- Film poster
- Directed by: Jacques-Yves Cousteau
- Written by: Jacques-Yves Cousteau James Dugan
- Distributed by: Columbia Pictures (United States)
- Release dates: September 30, 1964 (France); December 22, 1964 (USA);
- Running time: 93 minutes
- Countries: France Italy
- Language: French

= World Without Sun =

1964 documentary film by Jacques Cousteau

World Without Sun (Le Monde sans soleil) is a 1964 French documentary film directed by Jacques-Yves Cousteau. The film was Cousteau's second to win the Academy Award for Best Documentary Feature, following The Silent World in 1956.

==Content==
The film chronicles Continental Shelf Station Two, or "Conshelf Two", the first ambitious attempt to create an environment in which men could live and work on the seafloor. In it, a half-dozen oceanauts lived 10 meters down in the Red Sea off Sudan in a star-fish shaped house for 30 days. The undersea living experiment also had two other structures, one a submarine hangar that housed a small, two-man submarine referred to as the "diving saucer" for its resemblance to a science fiction flying saucer, and a smaller "deep cabin" where two oceanauts lived at a depth of 30 meters for a week. The undersea colony was supported by air, water, food, power, all essentials of life, from a large support team above. Men on the bottom performed a number of experiments intended to determine the practicality of working on the sea floor and were subjected to continual medical examinations.

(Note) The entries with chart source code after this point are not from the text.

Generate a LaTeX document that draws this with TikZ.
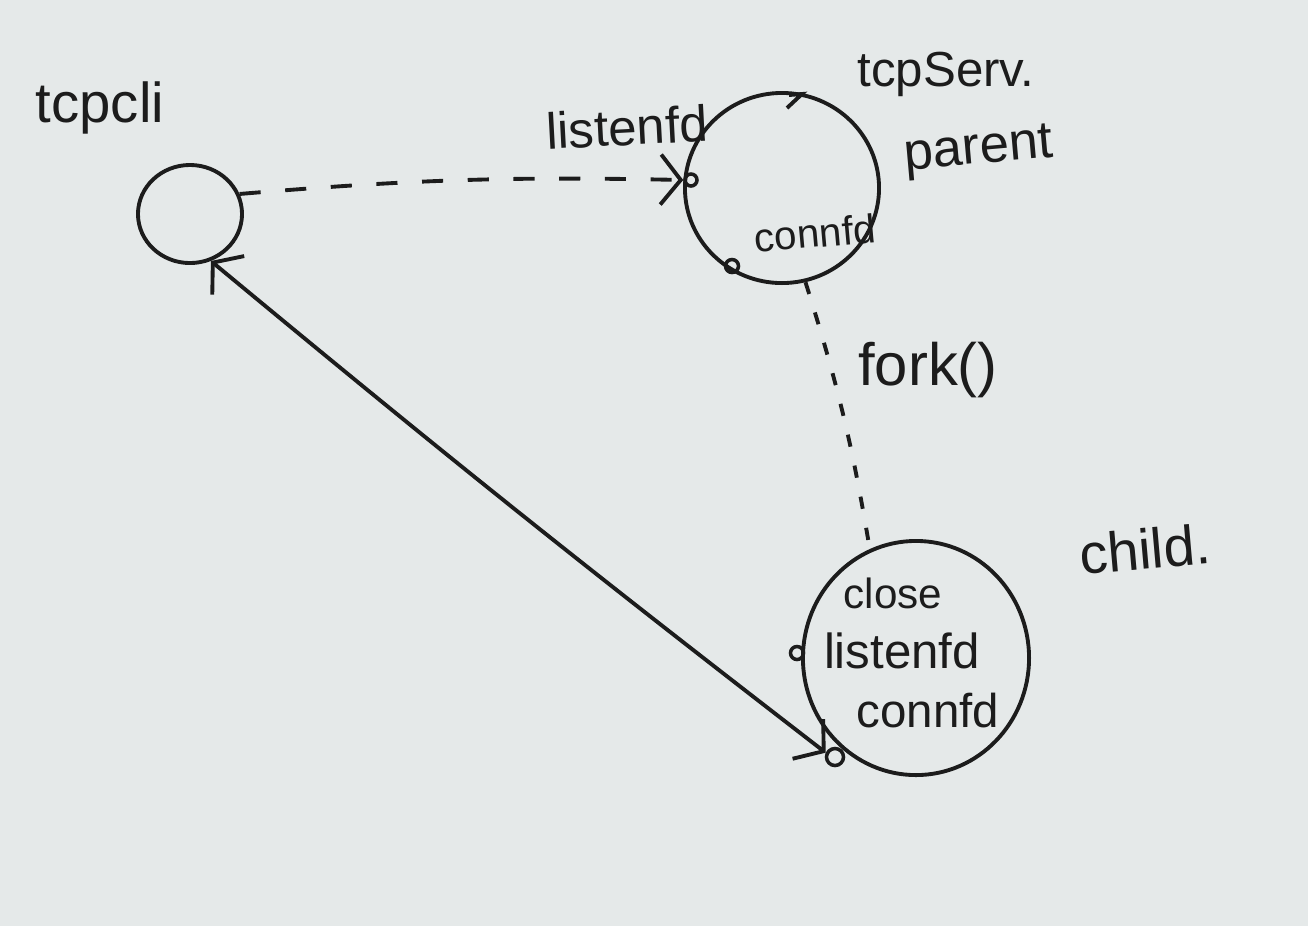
\documentclass[tikz,border=0pt]{standalone}
\usepackage{fontspec}
\setmainfont{Liberation Sans}
\usetikzlibrary{shapes.geometric,arrows.meta}
\definecolor{board}{RGB}{229,233,233}
\definecolor{ink}{RGB}{28,28,28}
\begin{document}
\begin{tikzpicture}[x=0.01cm,y=-0.01cm,
  pen/.style={draw=ink,line width=1.1pt},
  proc/.style={pen,ellipse,inner sep=0pt},
  sock/.style={pen,circle,inner sep=0pt,line width=1pt},
  lbl/.style={text=ink,inner sep=1pt,font=\fontsize{15}{17}\selectfont},
  handtip/.tip={Straight Barb[length=2mm,width=5mm,line width=1.1pt]},
  dashline/.style={pen,dash pattern=on 6pt off 7pt},
  forkline/.style={pen,dash pattern=on 3.5pt off 5.5pt},
]
\fill[board] (0,0) rectangle (1308,926);
\useasboundingbox (0,0) rectangle (1308,926);

% processes
\node[proc,minimum width=1.04cm,minimum height=0.98cm] (cli) at (190,214) {};
\node[proc,minimum width=1.94cm,minimum height=1.90cm] (parent) at (782,188) {};
\node[proc,minimum width=2.26cm,minimum height=2.34cm] (child) at (916,658) {};

% sockets
\node[sock,minimum size=0.12cm] (pls) at (691,180) {};
\node[sock,minimum size=0.13cm] (pcs) at (732,266) {};
\node[sock,minimum size=0.13cm] (cls) at (797,653) {};
\node[sock,minimum size=0.17cm] (ccs) at (835,757) {};

% direction mark on the parent circle
\coordinate (pa) at (787,108);
\coordinate (pb) at (802,94);
\draw[pen] (pa) -- (pb) -- (789,95);

% labels
\node[lbl,font=\fontsize{16}{19}\selectfont] (tcli) at (100,108) {tcpcli};
\node[lbl,font=\fontsize{14.5}{17}\selectfont,rotate=3] (tls) at (627,127) {listenfd};
\node[lbl,font=\fontsize{14}{17}\selectfont] (tserv) at (946,74) {tcpServ.};
\node[lbl,font=\fontsize{15}{17}\selectfont,rotate=5] (tpar) at (979,152) {parent};
\node[lbl,font=\fontsize{11.5}{14}\selectfont,rotate=5] (tpcon) at (815,233) {connfd};
\node[lbl,font=\fontsize{17}{19}\selectfont] (tfork) at (928,370) {fork()};
\node[lbl,font=\fontsize{16}{18}\selectfont,rotate=5] (tchild) at (1145,549) {child.};
\node[lbl,font=\fontsize{12}{14}\selectfont] (tclose) at (893,593) {close};
\node[lbl,font=\fontsize{14}{16}\selectfont] (tcls) at (902,651) {listenfd};
\node[lbl,font=\fontsize{13.5}{16}\selectfont] (tccon) at (928,711) {connfd};

% connectors
\draw[dashline,-handtip] (cli.22) to[bend left=3] (pls.west);
\draw[forkline] (parent.-76) to[bend left=4] (child.113);
\draw[pen,handtip-handtip] (cli.-66) to[bend right=1] (ccs.155);
\end{tikzpicture}
\end{document}
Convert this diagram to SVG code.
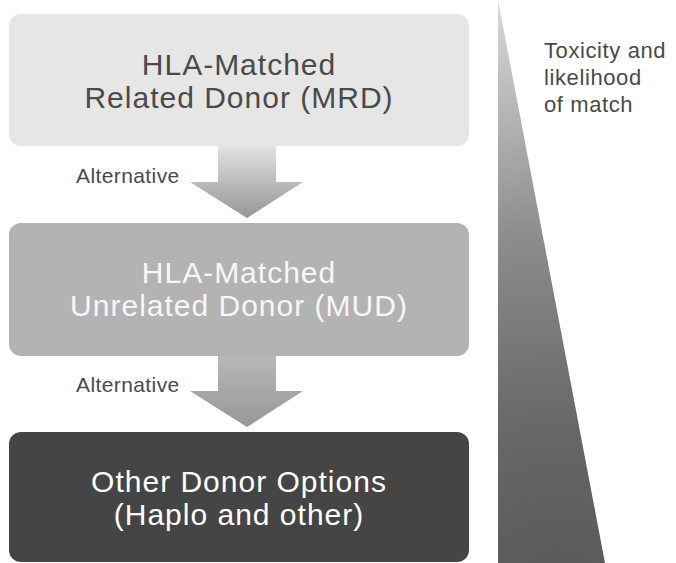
<svg xmlns="http://www.w3.org/2000/svg" width="676" height="563" viewBox="0 0 676 563">
  <defs>
    <style>
      .t { font-family: "Liberation Sans", Arial, sans-serif; }
      .big { font-size: 30px; letter-spacing: 1px; text-anchor: middle; }
      .lbl { font-size: 21px; letter-spacing: 0.4px; fill: #4a4a4a; }
      .side { font-size: 22px; letter-spacing: 0.6px; fill: #4a4a4a; }
    </style>
    <linearGradient id="arr1" x1="0" y1="146" x2="0" y2="218" gradientUnits="userSpaceOnUse">
      <stop offset="0" stop-color="#e2e2e2"/>
      <stop offset="1" stop-color="#969696"/>
    </linearGradient>
    <linearGradient id="arr2" x1="0" y1="355" x2="0" y2="427" gradientUnits="userSpaceOnUse">
      <stop offset="0" stop-color="#b8b8b8"/>
      <stop offset="1" stop-color="#979797"/>
    </linearGradient>
    <radialGradient id="wedge" gradientUnits="userSpaceOnUse" cx="560" cy="620" r="640">
      <stop offset="0" stop-color="#555"/>
      <stop offset="0.3" stop-color="#676767"/>
      <stop offset="0.6" stop-color="#8c8c8c"/>
      <stop offset="1" stop-color="#e0e0e0"/>
    </radialGradient>
  </defs>
  <rect width="676" height="563" fill="#ffffff"/>

  <g id="wedge-scale">
    <polygon points="498,0 605,563 498,563" fill="url(#wedge)"/>
    <text class="t side" x="544" y="58">Toxicity and</text>
    <text class="t side" x="544" y="85">likelihood</text>
    <text class="t side" x="544" y="112">of match</text>
  </g>

  <g id="connectors">
    <polygon points="218,146 276,146 276,182 303,182 247,218 190,182 218,182" fill="url(#arr1)"/>
    <text class="t lbl" x="76" y="183">Alternative</text>
    <polygon points="218,355 276,355 276,391 303,391 247,427 190,391 218,391" fill="url(#arr2)"/>
    <text class="t lbl" x="76" y="392">Alternative</text>
  </g>

  <g id="node-mrd">
    <rect x="9" y="14" width="460" height="132" rx="12" fill="#e6e6e6"/>
    <text class="t big" x="239" y="75" fill="#4a4a4a">HLA-Matched</text>
    <text class="t big" x="239" y="108" fill="#4a4a4a">Related Donor (MRD)</text>
  </g>

  <g id="node-mud">
    <rect x="9" y="223" width="460" height="133" rx="12" fill="#b3b3b3"/>
    <text class="t big" x="239" y="283" fill="#f7f7f7">HLA-Matched</text>
    <text class="t big" x="239" y="316" fill="#f7f7f7">Unrelated Donor (MUD)</text>
  </g>

  <g id="node-other">
    <rect x="9" y="432" width="460" height="130" rx="12" fill="#454545"/>
    <text class="t big" x="239" y="492" fill="#ffffff">Other Donor Options</text>
    <text class="t big" x="239" y="525" fill="#ffffff">(Haplo and other)</text>
  </g>
</svg>
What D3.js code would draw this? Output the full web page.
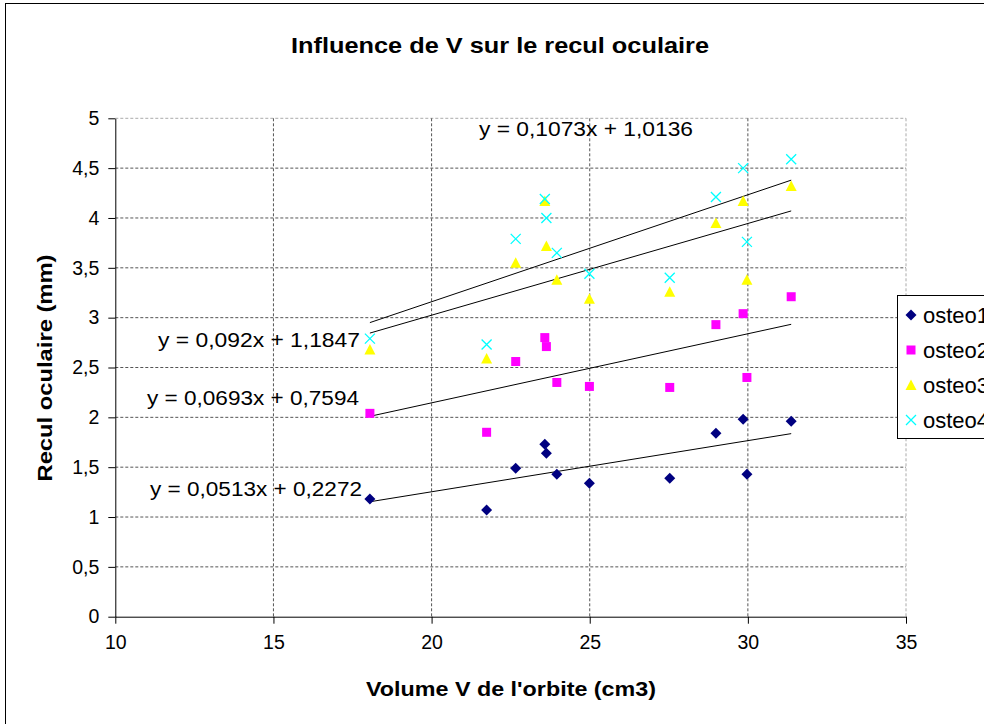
<!DOCTYPE html>
<html>
<head>
<meta charset="utf-8">
<script src="https://cdn.jsdelivr.net/npm/d3@7"></script>
<style>
  body { margin: 0; background: #fff; }
  text { font-family: "Liberation Sans", Arial, sans-serif; }
</style>
</head>
<body>
<div id="app"></div>
<script>
(function (d3) {

  'use strict'
  const w = 984
  const h = 724

  // volume de l'orbite (cm3), same for every series
  const volumes = [18.05, 21.74, 22.66, 23.58, 23.63, 23.96, 24.99, 27.53, 28.99, 29.85, 29.97, 31.37]
  const osteo1 = [1.18, 1.07, 1.49, 1.73, 1.64, 1.43, 1.34, 1.39, 1.84, 1.98, 1.43, 1.96]
  const osteo2 = [2.04, 1.85, 2.56, 2.80, 2.71, 2.35, 2.31, 2.30, 2.93, 3.04, 2.40, 3.21]
  const osteo3 = [2.68, 2.59, 3.55, 4.17, 3.72, 3.38, 3.19, 3.26, 3.95, 4.17, 3.38, 4.32]
  const osteo4 = [2.79, 2.73, 3.79, 4.19, 4.00, 3.65, 3.44, 3.40, 4.21, 4.50, 3.76, 4.59]

  const seriesNames = ['osteo1', 'osteo2', 'osteo3', 'osteo4']
  const slopes = [0.0513, 0.0693, 0.092, 0.1073]
  const intercepts = [0.2272, 0.7594, 1.1847, 1.0136]
  const equations = ['y = 0,0513x + 0,2272', 'y = 0,0693x + 0,7594', 'y = 0,092x + 1,1847', 'y = 0,1073x + 1,0136']

  const xTicks = [10, 15, 20, 25, 30, 35]
  const yTicks = [0, 0.5, 1, 1.5, 2, 2.5, 3, 3.5, 4, 4.5, 5]

  const colors = ['#000080', '#ff00ff', '#ffff00', '#00ffff']
  const symbols = ['diamond', 'square', 'triangle', 'cross']

  const series = [osteo1, osteo2, osteo3, osteo4].map((vals, i) => ({
    name: seriesNames[i],
    points: vals.map((v, j) => ({x: volumes[j], y: v}))
  }))

  const left = 115.3, right = 906, top = 118.3, bottom = 616.7

  const x = d3.scaleLinear().domain([10, 35]).range([left, right])
  const y = d3.scaleLinear().domain([0, 5]).range([bottom, top])

  const svg = d3.select('#app').append('svg')
    .attr('width', w)
    .attr('height', h)

  // chart frame
  svg.append('rect')
    .attr('x', 5.5).attr('y', 3.5)
    .attr('width', 1000).attr('height', 740)
    .attr('fill', '#fff').attr('stroke', '#000').attr('stroke-width', 1)

  svg.append('text')
    .attr('x', 500).attr('y', 53)
    .attr('text-anchor', 'middle')
    .attr('font-weight', 'bold').attr('font-size', 22)
    .attr('textLength', 418).attr('lengthAdjust', 'spacingAndGlyphs')
    .text('Influence  de V sur le recul oculaire')

  // grid
  const grid = svg.append('g')
  grid.selectAll('line.h')
    .data(yTicks.filter(t => t > 0))
    .enter().append('line')
    .attr('x1', left).attr('x2', right)
    .attr('y1', d => y(d)).attr('y2', d => y(d))
    .attr('stroke', d => d === 5 ? '#aaa' : '#555')
    .attr('stroke-dasharray', '3,2')
  grid.selectAll('line.v')
    .data(xTicks.filter(t => t > 10))
    .enter().append('line')
    .attr('y1', top).attr('y2', bottom)
    .attr('x1', d => x(d)).attr('x2', d => x(d))
    .attr('stroke', d => d === 35 ? '#aaa' : '#555')
    .attr('stroke-dasharray', '3,2')

  // axes
  const xAxis = svg.append('g')
    .attr('transform', 'translate(0,' + bottom + ')')
    .call(d3.axisBottom(x).tickValues(xTicks).tickSize(7).tickPadding(11).tickSizeOuter(0))
  const yAxis = svg.append('g')
    .attr('transform', 'translate(' + left + ',0)')
    .call(d3.axisLeft(y).tickValues(yTicks).tickSize(7).tickPadding(9).tickSizeOuter(0)
      .tickFormat(d => String(d).replace('.', ',')))
  ;[xAxis, yAxis].forEach(a => {
    a.select('.domain').attr('stroke', '#000')
    a.selectAll('text').attr('font-size', 19.5).attr('fill', '#000')
      .attr('font-family', '"Liberation Sans", Arial, sans-serif')
  })

  svg.append('text')
    .attr('x', 511).attr('y', 696)
    .attr('text-anchor', 'middle')
    .attr('font-weight', 'bold').attr('font-size', 20)
    .attr('textLength', 290).attr('lengthAdjust', 'spacingAndGlyphs')
    .text("Volume V de l'orbite (cm3)")

  svg.append('text')
    .attr('transform', 'translate(52,368) rotate(-90)')
    .attr('text-anchor', 'middle')
    .attr('font-weight', 'bold').attr('font-size', 20)
    .attr('textLength', 227).attr('lengthAdjust', 'spacingAndGlyphs')
    .text('Recul oculaire (mm)')

  // trend lines
  const xMin = d3.min(volumes), xMax = d3.max(volumes)
  svg.append('g').selectAll('line')
    .data(slopes)
    .enter().append('line')
    .attr('x1', x(xMin)).attr('x2', x(xMax))
    .attr('y1', (d, i) => y(d * xMin + intercepts[i]))
    .attr('y2', (d, i) => y(d * xMax + intercepts[i]))
    .attr('stroke', '#000').attr('stroke-width', 1)

  function marker (sel, type, color) {
    if (type === 'diamond') {
      sel.append('path').attr('d', 'M0,-5.5L5.5,0L0,5.5L-5.5,0Z').attr('fill', color)
    } else if (type === 'square') {
      sel.append('rect').attr('x', -4.5).attr('y', -4.5).attr('width', 9).attr('height', 9).attr('fill', color)
    } else if (type === 'triangle') {
      sel.append('path').attr('d', 'M0,-5.5L5.5,5L-5.5,5Z').attr('fill', color)
    } else {
      sel.append('path').attr('d', 'M-5,-5L5,5M-5,5L5,-5').attr('stroke', color).attr('stroke-width', 1.3).attr('fill', 'none')
    }
  }

  series.forEach((s, i) => {
    svg.append('g').selectAll('g')
      .data(s.points)
      .enter().append('g')
      .attr('transform', d => 'translate(' + x(d.x) + ',' + y(d.y) + ')')
      .each(function () { marker(d3.select(this), symbols[i], colors[i]) })
  })

  // equation labels (left end of text, baseline)
  const labelPos = [[150, 496], [147, 405], [158, 347], [479, 136]]
  const labelLen = [212, 212, 202, 214]
  svg.append('g').selectAll('text')
    .data(equations)
    .enter().append('text')
    .attr('x', (d, i) => labelPos[i][0])
    .attr('y', (d, i) => labelPos[i][1])
    .attr('font-size', 20)
    .attr('textLength', (d, i) => labelLen[i]).attr('lengthAdjust', 'spacingAndGlyphs')
    .text(d => d)

  // legend
  const legend = svg.append('g').attr('transform', 'translate(897,295)')
  legend.append('rect')
    .attr('x', 0.5).attr('y', 0.5).attr('width', 120).attr('height', 143)
    .attr('fill', '#fff').attr('stroke', '#000')
  seriesNames.forEach((name, i) => {
    const row = legend.append('g').attr('transform', 'translate(14,' + (20 + i * 35) + ')')
    marker(row, symbols[i], colors[i])
    row.append('text').attr('x', 12).attr('y', 8).attr('font-size', 22).text(name)
  })

}(d3))
</script>
</body>
</html>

Funded in part by the French petrochemical industry, the Conshelf Two experiment was originally intended to demonstrate the practicality of exploitation of the sea using underwater habitats as base stations. In the end, Cousteau repudiated such an approach, turning his efforts instead toward conservation. The lyrical and dramatic underwater sequences also likely contributed to the beginning of an era of ocean conservation as well as incidentally promoting sport diving. Memorable sequences involve men cavorting with fishes, an underwater chess game and the diving saucer reaching depths of 300 meters, encountering new and unique forms of life.

==Reception==
The documentary received wide international theatrical distribution, and won Best Documentary at the 37th Academy Awards, Cousteau's second Oscar following The Silent World in 1956, as well as numerous other honors.

Reviews were overwhelmingly positive, although some criticism arose around accusations of "faking" footage, most notably by New York Times reviewer Bosley Crowther, who questioned the authenticity of two of the more dramatic scenes. He stated in his 1964 review, "Oceanographers consulted here yesterday said it was highly unlikely that a deep-sea cavern, containing a "bubble," or pocket of air, at its top, could exist. If it did, the atmosphere in that bubble would surely be noxious, they said. It would be methane or marsh gas. And the pressure in it would be intolerable for man."

The confusion stemmed from Crowther's assertion that the footage was filmed at great depth, an issue not clearly addressed in the film proper. His other complaint was a long tracking shot moving out from the window of one of the underwater structures, which Crowther claimed could only have been produced in an aquarium. Cousteau, taking great offense, went on to demonstrate how he and his son Philippe produced the shot with a combination of ropes and small underwater motorized vehicles.

==Preservation==

The Academy Film Archive preserved World Without Sun in 2010.